### Given material
▼▼▼

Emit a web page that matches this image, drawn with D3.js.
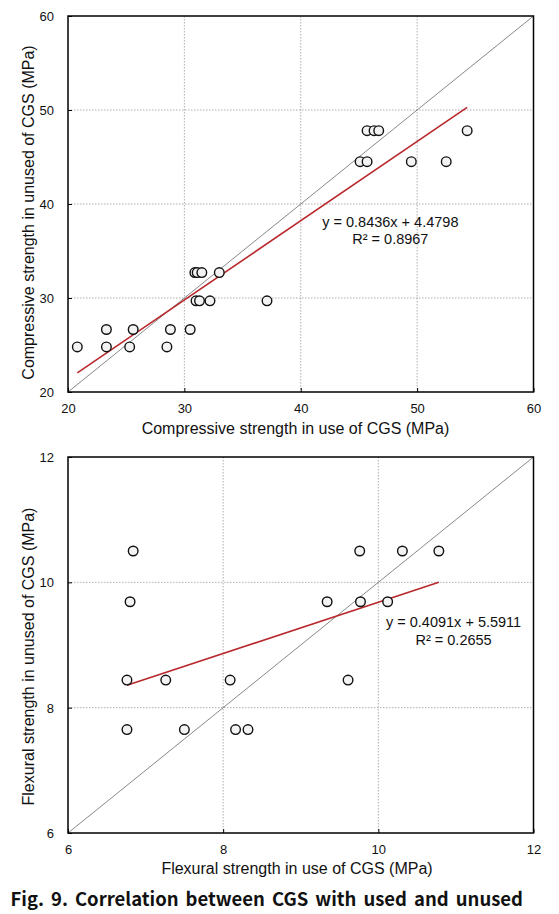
<!DOCTYPE html>
<html><head><meta charset="utf-8">
<script src="https://cdn.jsdelivr.net/npm/d3@7"></script>
<style>
html,body{margin:0;padding:0;background:#fff;}
svg{display:block;font-family:"Liberation Sans",Arial,sans-serif;}
</style></head>
<body>
<svg id="c" width="559" height="914"></svg>
<script>
// ---------- DATA ----------
// Top panel: compressive strength (MPa)
const compUse    = [20.8, 23.3, 25.3, 28.5, 23.3, 25.6, 28.8, 30.5, 31.0, 31.3, 32.2, 37.1, 30.9, 31.1, 31.5, 33.0, 45.1, 45.7, 49.5, 52.5, 45.7, 46.3, 46.7, 54.3];
const compUnused = [24.8, 24.8, 24.8, 24.8, 26.65, 26.65, 26.65, 26.65, 29.7, 29.7, 29.7, 29.7, 32.7, 32.7, 32.7, 32.7, 44.5, 44.5, 44.5, 44.5, 47.8, 47.8, 47.8, 47.8];
const compFit = [0.8436, 4.4798];        // slope, intercept
const compR2 = "0.8967";
const compTicks = [20, 30, 40, 50, 60];

// Bottom panel: flexural strength (MPa)
const flexUse    = [6.84, 9.76, 10.31, 10.78, 6.80, 9.34, 9.77, 10.12, 6.76, 7.26, 8.09, 9.61, 6.76, 7.50, 8.16, 8.32];
const flexUnused = [10.5, 10.5, 10.5, 10.5, 9.69, 9.69, 9.69, 9.69, 8.44, 8.44, 8.44, 8.44, 7.65, 7.65, 7.65, 7.65];
const flexFit = [0.4091, 5.5911];
const flexR2 = "0.2655";
const flexTicks = [6, 8, 10, 12];

const captionWords = ["Fig.", "9.", "Correlation", "between", "CGS", "with", "used", "and", "unused"];

// ---------- DRAW ----------
const svg = d3.select("#c");

function panel(o) {
  const x = d3.scaleLinear().domain(o.domain).range([o.left, o.right]);
  const y = d3.scaleLinear().domain(o.domain).range([o.bottom, o.top]);
  const g = svg.append("g");
  const inner = o.ticks.slice(1, -1);
  const fmt = d3.format("d");

  // dotted gridlines
  g.selectAll(".gx").data(inner).join("line")
    .attr("x1", d => x(d)).attr("x2", d => x(d))
    .attr("y1", o.top).attr("y2", o.bottom)
    .attr("stroke", "#9a9a9a").attr("stroke-width", 0.8).attr("stroke-dasharray", "1.5,1.5");
  g.selectAll(".gy").data(inner).join("line")
    .attr("y1", d => y(d)).attr("y2", d => y(d))
    .attr("x1", o.left).attr("x2", o.right)
    .attr("stroke", "#9a9a9a").attr("stroke-width", 0.8).attr("stroke-dasharray", "1.5,1.5");

  // 1:1 diagonal
  g.append("line")
    .attr("x1", x(o.domain[0])).attr("y1", y(o.domain[0]))
    .attr("x2", x(o.domain[1])).attr("y2", y(o.domain[1]))
    .attr("stroke", "#555").attr("stroke-width", 0.7);

  // regression line across data range
  const xs = d3.extent(o.xv);
  g.append("line")
    .attr("x1", x(xs[0])).attr("y1", y(o.fit[0] * xs[0] + o.fit[1]))
    .attr("x2", x(xs[1])).attr("y2", y(o.fit[0] * xs[1] + o.fit[1]))
    .attr("stroke", "#b8282c").attr("stroke-width", 1.6);

  // axes with inward ticks
  const ax = g.append("g").attr("transform", `translate(0,${o.bottom})`)
    .call(d3.axisBottom(x).tickValues(o.ticks).tickFormat(fmt).tickSizeInner(-4).tickSizeOuter(0));
  const ay = g.append("g").attr("transform", `translate(${o.left},0)`)
    .call(d3.axisLeft(y).tickValues(o.ticks).tickFormat(fmt).tickSizeInner(-4).tickSizeOuter(0));
  [ax, ay].forEach(a => {
    a.select(".domain").remove();
    a.selectAll("line").attr("stroke", "#000").attr("stroke-width", 1);
    a.selectAll("text").attr("font-size", 13).attr("fill", "#111")
      .attr("font-family", '"Liberation Sans",Arial,sans-serif');
  });
  ax.selectAll("text").attr("dy", null).attr("y", 16).attr("dominant-baseline", "central");
  ay.selectAll("text").attr("dy", null).attr("x", -14).attr("dominant-baseline", "central");

  // frame
  g.append("rect").attr("x", o.left).attr("y", o.top)
    .attr("width", o.right - o.left).attr("height", o.bottom - o.top)
    .attr("fill", "none").attr("stroke", "#000").attr("stroke-width", 1.5);

  // points
  g.selectAll(".pt").data(o.xv.map((v, i) => [v, o.yv[i]])).join("circle")
    .attr("cx", d => x(d[0])).attr("cy", d => y(d[1])).attr("r", 4.8)
    .attr("fill", "#f2f3f2").attr("stroke", "#111").attr("stroke-width", 1.4);

  // equation text
  g.append("text").attr("x", x(o.eqPos[0])).attr("y", y(o.eqPos[1]))
    .attr("text-anchor", "middle").attr("dominant-baseline", "central")
    .attr("font-size", 14.5).attr("fill", "#111")
    .text(`y = ${o.fit[0].toFixed(4)}x + ${o.fit[1].toFixed(4)}`);
  g.append("text").attr("x", x(o.eqPos[0])).attr("y", y(o.eqPos[2]))
    .attr("text-anchor", "middle").attr("dominant-baseline", "central")
    .attr("font-size", 14.5).attr("fill", "#111")
    .text(`R² = ${o.r2}`);

  // axis titles
  g.append("text").attr("x", o.xTitle[0]).attr("y", o.xTitle[1])
    .attr("text-anchor", "middle").attr("dominant-baseline", "central")
    .attr("font-size", 16).attr("fill", "#111").text(o.xLabel);
  g.append("text")
    .attr("transform", `translate(${o.yTitle[0]},${o.yTitle[1]}) rotate(-90)`)
    .attr("text-anchor", "middle").attr("dominant-baseline", "central")
    .attr("font-size", 16).attr("fill", "#111").text(o.yLabel);
}

panel({
  domain: [20, 60], ticks: compTicks, left: 68, right: 533.5, top: 16, bottom: 392,
  xv: compUse, yv: compUnused, fit: compFit, r2: compR2, eqPos: [47.7, 38.05, 36.3],
  xLabel: "Compressive strength in use of CGS (MPa)", yLabel: "Compressive strength in unused of CGS (MPa)",
  xTitle: [295.5, 428], yTitle: [28.5, 212.5]
});
panel({
  domain: [6, 12], ticks: flexTicks, left: 68, right: 533.5, top: 457, bottom: 833,
  xv: flexUse, yv: flexUnused, fit: flexFit, r2: flexR2, eqPos: [10.97, 9.36, 9.085],
  xLabel: "Flexural strength in use of CGS (MPa)", yLabel: "Flexural strength in unused of CGS (MPa)",
  xTitle: [297, 868.5], yTitle: [28.5, 656.5]
});

// caption, justified between x=10.5 and x=523
const cap = svg.append("g");
const capT = cap.selectAll("text").data(captionWords).join("text")
  .attr("y", 898).attr("dominant-baseline", "central")
  .attr("font-family", '"Noto Sans CJK KR","Noto Sans",sans-serif')
  .attr("font-weight", "bold").attr("font-size", 18.5).attr("fill", "#111")
  .text(d => d);
const widths = capT.nodes().map(n => n.getComputedTextLength());
const total = d3.sum(widths);
const gap = (523 - 10.5 - total) / (captionWords.length - 1);
let cx = 10.5;
capT.attr("x", (d, i) => { const v = cx; cx += widths[i] + gap; return v; });
</script>
</body></html>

▲▲▲

### Instructions for the task
Except for the pictures, copy the material above exactly.

### Task solution
Emit a web page that matches this image, drawn with D3.js.
<!DOCTYPE html>
<html><head><meta charset="utf-8">
<script src="https://cdn.jsdelivr.net/npm/d3@7"></script>
<style>
html,body{margin:0;padding:0;background:#fff;}
svg{display:block;font-family:"Liberation Sans",Arial,sans-serif;}
</style></head>
<body>
<svg id="c" width="559" height="914"></svg>
<script>
// ---------- DATA ----------
// Top panel: compressive strength (MPa)
const compUse    = [20.8, 23.3, 25.3, 28.5, 23.3, 25.6, 28.8, 30.5, 31.0, 31.3, 32.2, 37.1, 30.9, 31.1, 31.5, 33.0, 45.1, 45.7, 49.5, 52.5, 45.7, 46.3, 46.7, 54.3];
const compUnused = [24.8, 24.8, 24.8, 24.8, 26.65, 26.65, 26.65, 26.65, 29.7, 29.7, 29.7, 29.7, 32.7, 32.7, 32.7, 32.7, 44.5, 44.5, 44.5, 44.5, 47.8, 47.8, 47.8, 47.8];
const compFit = [0.8436, 4.4798];        // slope, intercept
const compR2 = "0.8967";
const compTicks = [20, 30, 40, 50, 60];

// Bottom panel: flexural strength (MPa)
const flexUse    = [6.84, 9.76, 10.31, 10.78, 6.80, 9.34, 9.77, 10.12, 6.76, 7.26, 8.09, 9.61, 6.76, 7.50, 8.16, 8.32];
const flexUnused = [10.5, 10.5, 10.5, 10.5, 9.69, 9.69, 9.69, 9.69, 8.44, 8.44, 8.44, 8.44, 7.65, 7.65, 7.65, 7.65];
const flexFit = [0.4091, 5.5911];
const flexR2 = "0.2655";
const flexTicks = [6, 8, 10, 12];

const captionWords = ["Fig.", "9.", "Correlation", "between", "CGS", "with", "used", "and", "unused"];

// ---------- DRAW ----------
const svg = d3.select("#c");

function panel(o) {
  const x = d3.scaleLinear().domain(o.domain).range([o.left, o.right]);
  const y = d3.scaleLinear().domain(o.domain).range([o.bottom, o.top]);
  const g = svg.append("g");
  const inner = o.ticks.slice(1, -1);
  const fmt = d3.format("d");

  // dotted gridlines
  g.selectAll(".gx").data(inner).join("line")
    .attr("x1", d => x(d)).attr("x2", d => x(d))
    .attr("y1", o.top).attr("y2", o.bottom)
    .attr("stroke", "#9a9a9a").attr("stroke-width", 0.8).attr("stroke-dasharray", "1.5,1.5");
  g.selectAll(".gy").data(inner).join("line")
    .attr("y1", d => y(d)).attr("y2", d => y(d))
    .attr("x1", o.left).attr("x2", o.right)
    .attr("stroke", "#9a9a9a").attr("stroke-width", 0.8).attr("stroke-dasharray", "1.5,1.5");

  // 1:1 diagonal
  g.append("line")
    .attr("x1", x(o.domain[0])).attr("y1", y(o.domain[0]))
    .attr("x2", x(o.domain[1])).attr("y2", y(o.domain[1]))
    .attr("stroke", "#555").attr("stroke-width", 0.7);

  // regression line across data range
  const xs = d3.extent(o.xv);
  g.append("line")
    .attr("x1", x(xs[0])).attr("y1", y(o.fit[0] * xs[0] + o.fit[1]))
    .attr("x2", x(xs[1])).attr("y2", y(o.fit[0] * xs[1] + o.fit[1]))
    .attr("stroke", "#b8282c").attr("stroke-width", 1.6);

  // axes with inward ticks
  const ax = g.append("g").attr("transform", `translate(0,${o.bottom})`)
    .call(d3.axisBottom(x).tickValues(o.ticks).tickFormat(fmt).tickSizeInner(-4).tickSizeOuter(0));
  const ay = g.append("g").attr("transform", `translate(${o.left},0)`)
    .call(d3.axisLeft(y).tickValues(o.ticks).tickFormat(fmt).tickSizeInner(-4).tickSizeOuter(0));
  [ax, ay].forEach(a => {
    a.select(".domain").remove();
    a.selectAll("line").attr("stroke", "#000").attr("stroke-width", 1);
    a.selectAll("text").attr("font-size", 13).attr("fill", "#111")
      .attr("font-family", '"Liberation Sans",Arial,sans-serif');
  });
  ax.selectAll("text").attr("dy", null).attr("y", 16).attr("dominant-baseline", "central");
  ay.selectAll("text").attr("dy", null).attr("x", -14).attr("dominant-baseline", "central");

  // frame
  g.append("rect").attr("x", o.left).attr("y", o.top)
    .attr("width", o.right - o.left).attr("height", o.bottom - o.top)
    .attr("fill", "none").attr("stroke", "#000").attr("stroke-width", 1.5);

  // points
  g.selectAll(".pt").data(o.xv.map((v, i) => [v, o.yv[i]])).join("circle")
    .attr("cx", d => x(d[0])).attr("cy", d => y(d[1])).attr("r", 4.8)
    .attr("fill", "#f2f3f2").attr("stroke", "#111").attr("stroke-width", 1.4);

  // equation text
  g.append("text").attr("x", x(o.eqPos[0])).attr("y", y(o.eqPos[1]))
    .attr("text-anchor", "middle").attr("dominant-baseline", "central")
    .attr("font-size", 14.5).attr("fill", "#111")
    .text(`y = ${o.fit[0].toFixed(4)}x + ${o.fit[1].toFixed(4)}`);
  g.append("text").attr("x", x(o.eqPos[0])).attr("y", y(o.eqPos[2]))
    .attr("text-anchor", "middle").attr("dominant-baseline", "central")
    .attr("font-size", 14.5).attr("fill", "#111")
    .text(`R² = ${o.r2}`);

  // axis titles
  g.append("text").attr("x", o.xTitle[0]).attr("y", o.xTitle[1])
    .attr("text-anchor", "middle").attr("dominant-baseline", "central")
    .attr("font-size", 16).attr("fill", "#111").text(o.xLabel);
  g.append("text")
    .attr("transform", `translate(${o.yTitle[0]},${o.yTitle[1]}) rotate(-90)`)
    .attr("text-anchor", "middle").attr("dominant-baseline", "central")
    .attr("font-size", 16).attr("fill", "#111").text(o.yLabel);
}

panel({
  domain: [20, 60], ticks: compTicks, left: 68, right: 533.5, top: 16, bottom: 392,
  xv: compUse, yv: compUnused, fit: compFit, r2: compR2, eqPos: [47.7, 38.05, 36.3],
  xLabel: "Compressive strength in use of CGS (MPa)", yLabel: "Compressive strength in unused of CGS (MPa)",
  xTitle: [295.5, 428], yTitle: [28.5, 212.5]
});
panel({
  domain: [6, 12], ticks: flexTicks, left: 68, right: 533.5, top: 457, bottom: 833,
  xv: flexUse, yv: flexUnused, fit: flexFit, r2: flexR2, eqPos: [10.97, 9.36, 9.085],
  xLabel: "Flexural strength in use of CGS (MPa)", yLabel: "Flexural strength in unused of CGS (MPa)",
  xTitle: [297, 868.5], yTitle: [28.5, 656.5]
});

// caption, justified between x=10.5 and x=523
const cap = svg.append("g");
const capT = cap.selectAll("text").data(captionWords).join("text")
  .attr("y", 898).attr("dominant-baseline", "central")
  .attr("font-family", '"Noto Sans CJK KR","Noto Sans",sans-serif')
  .attr("font-weight", "bold").attr("font-size", 18.5).attr("fill", "#111")
  .text(d => d);
const widths = capT.nodes().map(n => n.getComputedTextLength());
const total = d3.sum(widths);
const gap = (523 - 10.5 - total) / (captionWords.length - 1);
let cx = 10.5;
capT.attr("x", (d, i) => { const v = cx; cx += widths[i] + gap; return v; });
</script>
</body></html>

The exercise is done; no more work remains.